Just between you and me, the South doesn’t handle Winter all that well. This is the sun-belt, where central air and sunglasses are more than accessories. Our winters often hold off until January and some years they don’t show up at all. Instead of a frozen wasteland, we get a dormant rainy outdoors explored only by aficionados of the hunt.  The rest of us curl up with a book and a drink until it’s time to replant the garden.
But not this year.  This year we’re going to get winter and it’s going to be downright cold.

A sure sign of winter – smoke
coming from the fireplace
The South becomes a different place in winter; more like the spot they wrote about decades ago. Although most Southerners are not tied to the land like they were in previous centuries, weather becomes an important factor to us during these three months of the year.  Our houses are not heated the way New England homes are and bitter cold can sometimes seep indoors.  Bereft of their gardens, our houses seem to pull in on themselves these days, like a freezing man huddles inside his parka. The surrounding verdant landscape reverts to a more somber palette.
Still, I love the look of winter in the South with its subdued shades of brown, grey and green.   I cannot look at our winter landscape without thinking of Kenneth Grahame‘s Wind in the Willows.

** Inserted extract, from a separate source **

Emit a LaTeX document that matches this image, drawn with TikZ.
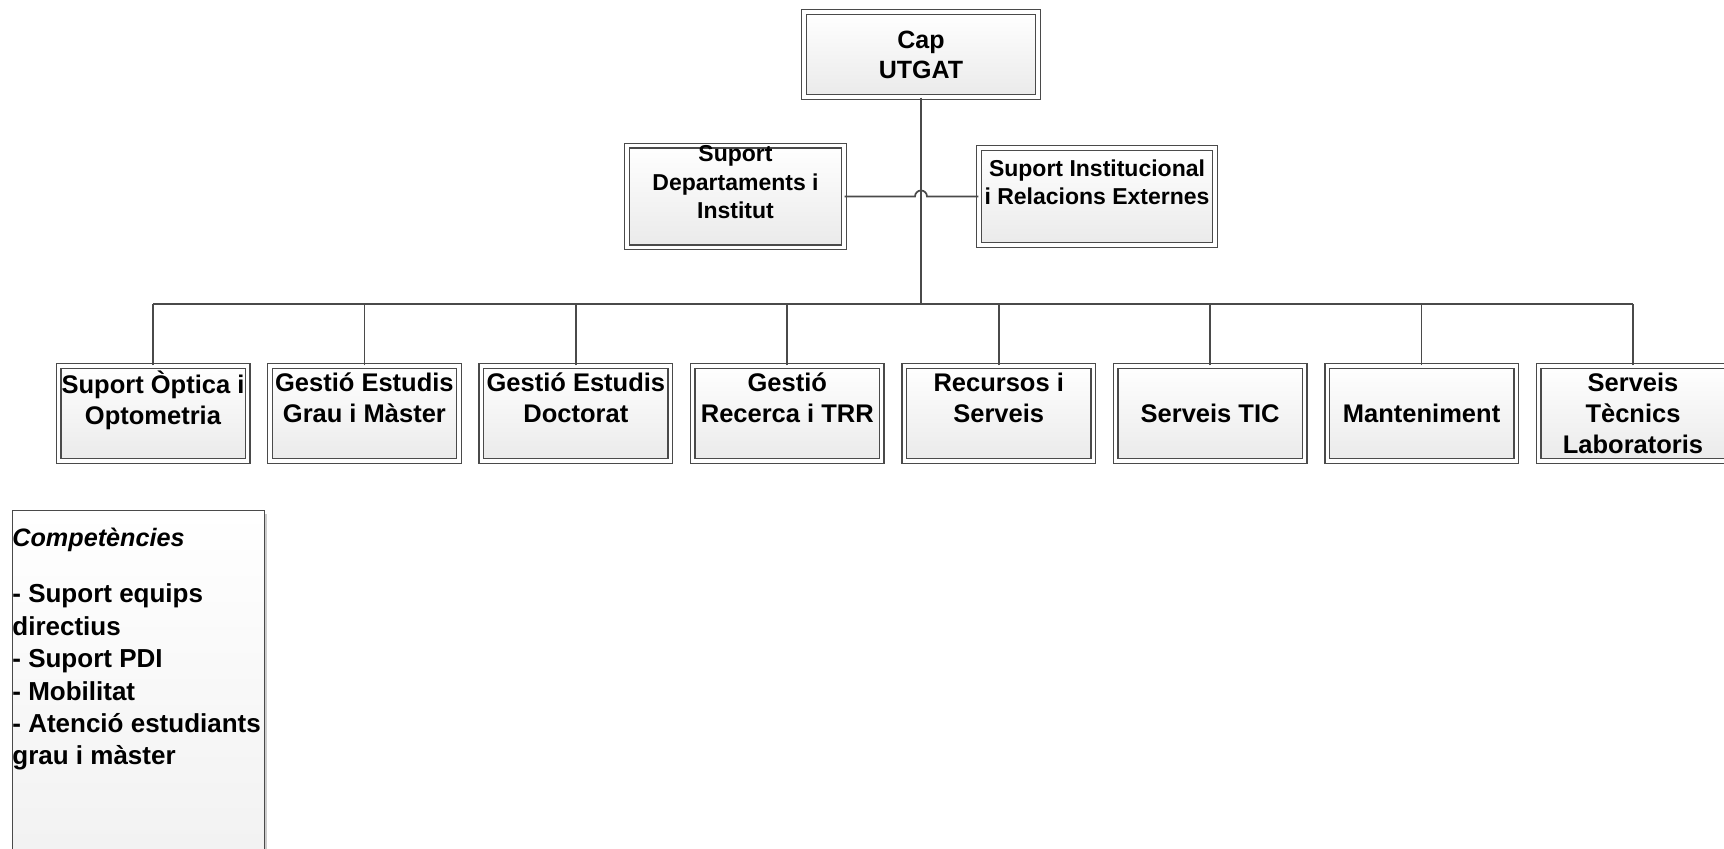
\documentclass[tikz,border=0pt]{standalone}
\usepackage{fontspec}
\setmainfont{Liberation Sans}
\usetikzlibrary{shadows}
\definecolor{linegray}{HTML}{4A4A4A}
\definecolor{boxbot}{HTML}{EAEAEA}
\tikzset{
  shadowed/.style={drop shadow={shadow xshift=1.5pt, shadow yshift=-1.5pt, opacity=0.2, fill=black}},
  orgbox/.style={shadowed, draw=linegray, line width=0.7pt, double=white, double distance=1.6pt,
    top color=white, bottom color=boxbot, inner sep=0pt, align=center},
  capfont/.style={font=\fontsize{12.5}{15}\selectfont\bfseries},
  midfont/.style={font=\fontsize{11.5}{14.25}\selectfont\bfseries},
  lowfont/.style={font=\fontsize{12.75}{15.5}\selectfont\bfseries},
  midbox/.style={orgbox, midfont, minimum height=48.5pt},
  lowbox/.style={orgbox, lowfont, minimum width=94.5pt, minimum height=47.5pt},
  compbox/.style={shadowed, draw=linegray, line width=0.7pt, top color=white, bottom color=boxbot!70!white,
    inner sep=0pt, anchor=north west, minimum width=126pt, minimum height=190pt},
  conn/.style={draw=linegray, line width=0.85pt},
}
\begin{document}
\begin{tikzpicture}[x=0.5pt, y=-0.5pt]
\useasboundingbox (0,0) rectangle (1724,848);
% top
\node[orgbox, capfont, minimum width=117pt, minimum height=42.5pt] (cap) at (921,54.5) {Cap\\UTGAT};
% middle
\node[midbox, minimum width=108.5pt] (dept) at (735.5,196.5) {Suport\\Departaments i\\Institut\\\mbox{}};
\node[midbox, minimum width=118pt] (inst) at (1097,196.5) {Suport Institucional\\i Relacions Externes\\\mbox{}};
% bottom
\node[lowbox] (b1) at (153,413.5) {Suport Òptica i\\Optometria\\\mbox{}};
\node[lowbox] (b2) at (364.4,413.5) {Gestió Estudis\\Grau i Màster\\\mbox{}};
\node[lowbox] (b3) at (575.9,413.5) {Gestió Estudis\\Doctorat\\\mbox{}};
\node[lowbox] (b4) at (787.3,413.5) {Gestió\\Recerca i TRR\\\mbox{}};
\node[lowbox] (b5) at (998.7,413.5) {Recursos i\\Serveis\\\mbox{}};
\node[lowbox] (b6) at (1210.1,413.5) {Serveis TIC};
\node[lowbox] (b7) at (1421.6,413.5) {Manteniment};
\node[lowbox] (b8) at (1633,413.5) {Serveis\\Tècnics\\Laboratoris};
% connectors
\coordinate (bus) at (921,304);
\draw[conn] (cap.south) -- (bus);
\draw[conn] (dept.east) -- ([xshift=-3pt]dept.east -| cap.south) arc[start angle=180, end angle=0, radius=3pt] -- (inst.west);
\draw[conn] (b1.north |- bus) -- (b8.north |- bus);
\foreach \b in {b1,b2,b3,b4,b5,b6,b7,b8} {
  \draw[conn] (\b.north) -- (\b.north |- bus);
}
% competencies
\node[compbox] (comp) at (11.5,510) {};
\node[anchor=north west, inner sep=0pt, align=left, font=\fontsize{13}{16.2}\selectfont\bfseries] (comptext) at (12,528)
  {{\fontsize{12.6}{16.2}\selectfont\itshape Competències}\\[11.8pt]- Suport equips\\directius\\- Suport PDI\\- Mobilitat\\- Atenció estudiants\\grau i màster};
\end{tikzpicture}
\end{document}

“The country lay bare and entirely leafless around him, and he thought that he had never seen so far and so intimately into the insides of things as on that winter day when Nature was deep in her annual slumber and seemed to have kicked the clothes off. Copses, dells, quarries and all hidden places, which had been mysterious mines for exploration in leafy summer, now exposed themselves and their secrets pathetically, and seemed to ask him to overlook their shabby poverty for a while, till they could riot in rich masquerade as before, and trick and entice him with the old deceptions. It was pitiful in a way, and yet cheering– even exhilarating. He was glad that he liked the country undecorated, hard, and stripped of its finery. He had got down to the bare bones of it, and they were fine and strong and simple.” 

Stripped of the usual covering of kudzu and leaves, here is our essential country: strong, simple and not totally without colour.   Every December, our neighbour’s unpruned shrub decks itself in scarlet berries as if sprouted just for the holiday.  The pine trees grow like weeds from the rusty clay earth.  Even the layers of sedimentary rock expose their striated beauty. This is our home, without artifice.  The earth we cling to is strong.
Yes, Spring will return in just a few months with its riot of flowers and birdsong.  I’ll be there to welcome it.  But in the meantime, let me cherish winter, with its long, dark nights and silent, peace-filled earth.  This season has its beauty as well.